Campus NewsCAMPUS NEWS

Entrepreneurship and innovation in the Faculty of Engineering

  Claude Lague, Gilles Patry, Bruce Firestone, Micheal J. Kelly
  From left to right: Claude Laguë, Gilles Patry, Bruce Firestone and
Michaèl J. Kelly.
Future engineering graduates may not face major obstacles as they head for the job market, but they do need to be better prepared to lead rewarding careers. This was the message delivered by Claude Laguë, Dean of the Faculty of Engineering, upon the announcement of a new $2 million fund for the Faculty. The Entrepreneurship and Innovation Endowment Fund will give future University of Ottawa engineering graduates the tools to understand the needs of companies in Canada and around the world.

“Engineering programs leave relatively little room for complementary studies because of the Canadian Engineering Accreditation Board’s accreditation requirements for engineering programs. However, the skills and knowledge acquired through complementary studies take on greater importance as engineers advance in their careers toward management positions,” Dr. Laguë said.

The fund, created with an anonymous $1 million gift that was matched by the University of Ottawa, will provide undergraduate prizes and graduate fellowships for students who successfully weave business skills and drive into their engineering and computer science education. The fund will also create the Entrepreneurship Bridges lecture series.
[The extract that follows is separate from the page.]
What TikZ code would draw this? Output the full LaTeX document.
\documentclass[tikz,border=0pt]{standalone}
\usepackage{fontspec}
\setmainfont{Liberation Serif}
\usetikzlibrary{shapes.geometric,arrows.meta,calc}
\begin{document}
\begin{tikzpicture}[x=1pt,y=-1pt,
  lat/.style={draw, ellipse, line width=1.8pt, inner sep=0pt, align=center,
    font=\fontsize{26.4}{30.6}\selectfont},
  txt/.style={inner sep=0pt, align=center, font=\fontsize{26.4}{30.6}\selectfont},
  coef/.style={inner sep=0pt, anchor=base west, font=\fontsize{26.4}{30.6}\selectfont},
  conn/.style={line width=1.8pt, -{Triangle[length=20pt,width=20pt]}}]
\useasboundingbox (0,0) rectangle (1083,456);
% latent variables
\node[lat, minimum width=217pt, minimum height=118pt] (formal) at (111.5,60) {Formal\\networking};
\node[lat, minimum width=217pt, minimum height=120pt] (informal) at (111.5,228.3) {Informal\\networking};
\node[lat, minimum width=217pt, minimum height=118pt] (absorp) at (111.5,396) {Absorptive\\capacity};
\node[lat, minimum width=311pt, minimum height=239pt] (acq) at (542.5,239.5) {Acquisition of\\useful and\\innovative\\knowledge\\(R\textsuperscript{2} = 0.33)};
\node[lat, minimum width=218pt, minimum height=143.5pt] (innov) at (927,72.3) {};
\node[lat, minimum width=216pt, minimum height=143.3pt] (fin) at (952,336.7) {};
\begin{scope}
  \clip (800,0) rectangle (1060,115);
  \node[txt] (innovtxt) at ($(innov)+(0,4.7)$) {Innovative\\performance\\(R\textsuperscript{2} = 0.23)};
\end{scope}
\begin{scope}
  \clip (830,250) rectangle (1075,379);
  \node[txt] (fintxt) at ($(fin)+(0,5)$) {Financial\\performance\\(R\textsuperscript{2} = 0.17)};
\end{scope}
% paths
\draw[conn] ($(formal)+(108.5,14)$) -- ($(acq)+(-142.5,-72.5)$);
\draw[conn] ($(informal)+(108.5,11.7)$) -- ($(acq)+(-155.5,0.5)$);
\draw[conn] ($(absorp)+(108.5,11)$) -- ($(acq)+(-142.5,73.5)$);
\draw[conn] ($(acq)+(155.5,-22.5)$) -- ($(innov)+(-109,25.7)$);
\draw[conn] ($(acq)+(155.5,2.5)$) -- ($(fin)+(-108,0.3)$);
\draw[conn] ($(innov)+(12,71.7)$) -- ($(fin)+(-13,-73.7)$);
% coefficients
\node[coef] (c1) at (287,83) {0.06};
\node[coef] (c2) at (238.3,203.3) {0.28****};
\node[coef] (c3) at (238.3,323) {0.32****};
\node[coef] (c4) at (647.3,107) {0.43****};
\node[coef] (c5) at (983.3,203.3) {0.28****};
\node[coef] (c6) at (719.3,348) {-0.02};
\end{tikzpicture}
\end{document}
The first two initiatives financed by the fund will help expand the horizons of engineering and computer science students. The undergraduate prize program for innovation and entrepreneurship will encourage students, as part of their final-year projects, to go beyond the technical aspects of their disciplines and integrate elements related to the commercialization and development of products and services. The fellowship program will have the same objectives for graduate students who want to broaden the scope of their research projects.

The third initiative, the lecture series, will put students (along with professors and staff) in contact with entrepreneurs from the technology sector who will share their experiences, both good and bad. These business leaders will show students how to use interdisciplinary skills to advance their careers. The inaugural lecture by Bruce Firestone, the University of Ottawa’s entrepreneur-in-residence, was a joint presentation by the Faculty of Engineering and the School of Management.

“Interdisciplinarity has become essential to the practice of engineering and the sciences,” said Dean Laguë. “All major scientific problems and major engineering projects must take into account a number of factors that go beyond the purely technical, particularly economic, environmental and social factors. We need to prepare our students for this reality.